What is the main theme of "The Castle" by Kafka?
I know this book deals with alienation, bureaucracy, power abuse, and going against the system. I also know it's satirical and (possibly) existential. What I don't know is what would be most considered the main theme, or how to prove it using quotes from only pages 20, 60, and 100.
As you've already stated, Kafka's The Castle contains many different themes, and, as a result, it can be interpreted in several different ways. While themes of bureaucratic absurdity, alienation, and political abuse are common in the novel and in Kafka's other works, The Castle can best be interpreted as a religious allegory for man's inability to communicate with God.
The Castle is, at first, invisible to K. When he arrives in the village, his goal is to reach the castle, but he is unable to; he cannot even see it, yet he believes it exists, that it is within reach, and that his goals can simply be met. Yet, throughout the novel, as K. attempts to communicate with the castle, he only finds silence and a complete lack of answers.
At one point in the novel, after K. asks for permission to ask the landlady a question, she says nothing in return. K. then takes this as a sign that she does not wish to be questioned, to which the landlady replies,
"You misinterpret everything, even the silence" (60).

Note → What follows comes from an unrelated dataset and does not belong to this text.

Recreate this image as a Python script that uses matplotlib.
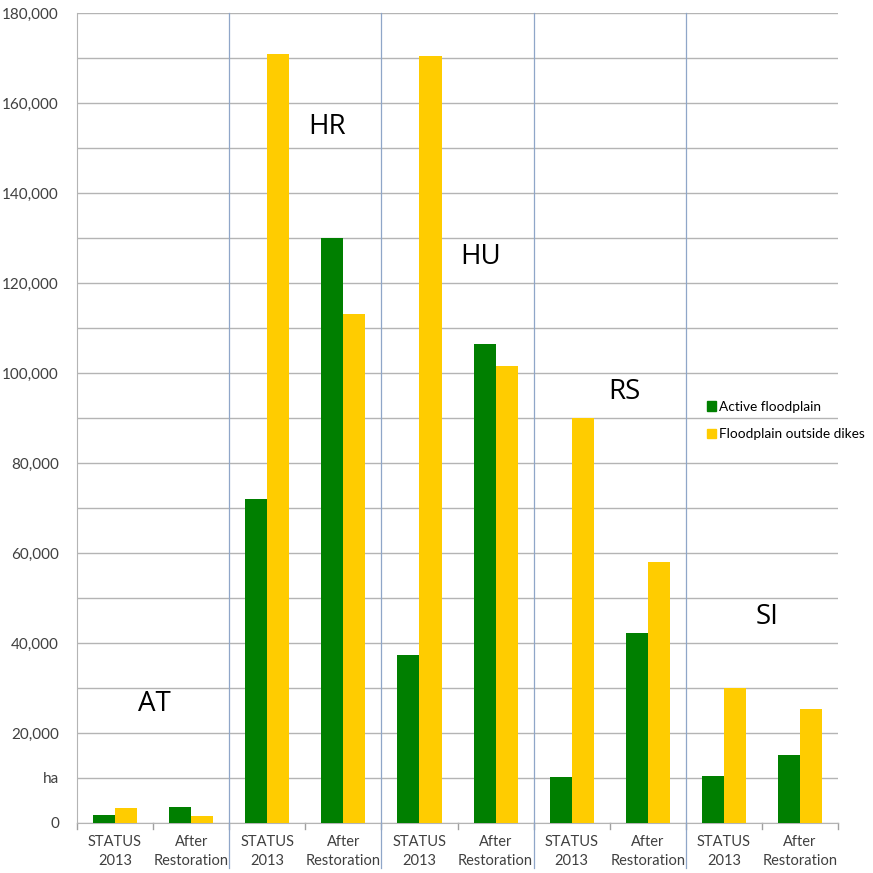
import numpy as np
import matplotlib
matplotlib.use("Agg")
import matplotlib.pyplot as plt
from matplotlib.patches import Patch

plt.rcParams['font.family'] = ['Lato', 'DejaVu Sans']

countries = ['AT', 'HR', 'HU', 'RS', 'SI']
stages = ['STATUS\n2013', 'After\nRestoration']
# hectares, per country: (STATUS 2013, After Restoration)
active = [1800, 3500, 72000, 130000, 37300, 106400, 10300, 42200, 10400, 15000]
outside = [3400, 1600, 171000, 113000, 170400, 101600, 90000, 58000, 30000, 25300]
ytick_vals = np.arange(0, 180001, 10000)
ytick_text = ['0', 'ha'] + ['{:,}'.format(v) if v % 20000 == 0 else '' for v in ytick_vals[2:]]

# where the country names sit (category units, hectares)
label_x = [0.52, 2.78, 4.8, 6.69, 8.57]
label_y = [26500, 154700, 125800, 95800, 45800]

green = '#007f00'
yellow = '#ffcc00'

fig = plt.figure(figsize=(8.73, 8.73), dpi=100)
ax = fig.add_axes([0.0882, 0.0573, 0.8718, 0.9278])

x = np.arange(len(active))
w = 0.29
ax.bar(x - w / 2, active, w, color=green, zorder=3)
ax.bar(x + w / 2, outside, w, color=yellow, zorder=3)

ax.set_xlim(-0.5, len(active) - 0.5)
ax.set_ylim(0, 180000)
ax.set_yticks(ytick_vals)
ax.set_yticklabels(ytick_text)
ax.tick_params(axis='y', length=0, pad=13, labelsize=11, labelcolor='#404040')
ax.grid(axis='y', color='#b4b4b4', linewidth=1.0, zorder=0)

ax.set_xticks(x)
ax.set_xticklabels(stages * len(countries), fontsize=10.5, color='#404040', linespacing=1.45)
ax.tick_params(axis='x', length=0, pad=9)
# small marks between categories
for b in np.arange(-0.5, len(active), 1.0):
    ax.plot([b, b], [0, -0.007], transform=ax.get_xaxis_transform(),
            color='#a0a0a0', lw=1, clip_on=False)

for s in ['top', 'right']:
    ax.spines[s].set_visible(False)
ax.spines['left'].set_color('#b4b4b4')
ax.spines['bottom'].set_color('#b4b4b4')

# separators between countries
for b in np.arange(1.5, len(active) - 1, 2.0):
    ax.plot([b, b], [-0.055, 1.0], transform=ax.get_xaxis_transform(),
            color='#8fa6c8', lw=0.9, clip_on=False, zorder=4)

for c, lx, ly in zip(countries, label_x, label_y):
    ax.text(lx, ly, c, fontsize=20, ha='center', va='center', color='black',
            family=['Open Sans', 'DejaVu Sans'], zorder=5)

handles = [Patch(color=green, label='Active floodplain'),
           Patch(color=yellow, label='Floodplain outside dikes')]
ax.legend(handles=handles, loc='upper left', bbox_to_anchor=(0.82, 0.528),
          frameon=False, fontsize=9.8, handlelength=0.7, handleheight=0.7,
          handletextpad=0.25, labelspacing=1.15, borderaxespad=0)

fig.savefig('out.png', dpi=100, facecolor='white')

This idea of silence being misinterpreted goes hand-in-hand with the religious allegory. When one speaks to God, whether in prayer or asking questions, they are offered silence in return. How one chooses to interpret this silence, however, can vary dramatically. When K. looks for answers, he is often met with silence. Does this mean that those in question are choosing not to answer, that they are unable to answer, or something else entirely? It's up to K.'s—and the reader's—interpretation.
The Castle serves as a metaphor for God since no matter how hard K. attempts to reach it or speak to it he is unable. The Castle doesn't answer and is only able to communicate with officials who themselves admittedly know very little about the Castle's intentions. This is a metaphor for how one cannot converse with God but only with representatives (priests, rabbis, pastors, et cetera) who cannot claim to know everything that God knows.
In The Castle, K. is completely at the Castle's mercy. He cannot speak with it, he cannot truly see it, and he cannot reach it, yet he continues to try, completely in vain, to reach his goal.
Works by Kafka can always be interpreted in a number of ways. One way to interpret "The Castle" is to see it as a representation of social norms. The protagonist, Joseph K. attempts to be a part of those social norms. The main theme of the story is mankind's constant struggle to belong somewhere. In this particular instance, Joseph K is not accepted or rejected. He exists in a state of limbo, a kind of in between where his belonging is always pending. This idea is closely tied with the idea of "liminality", where an individual's identity is neither fully one nor fully the other, but an empty in between state.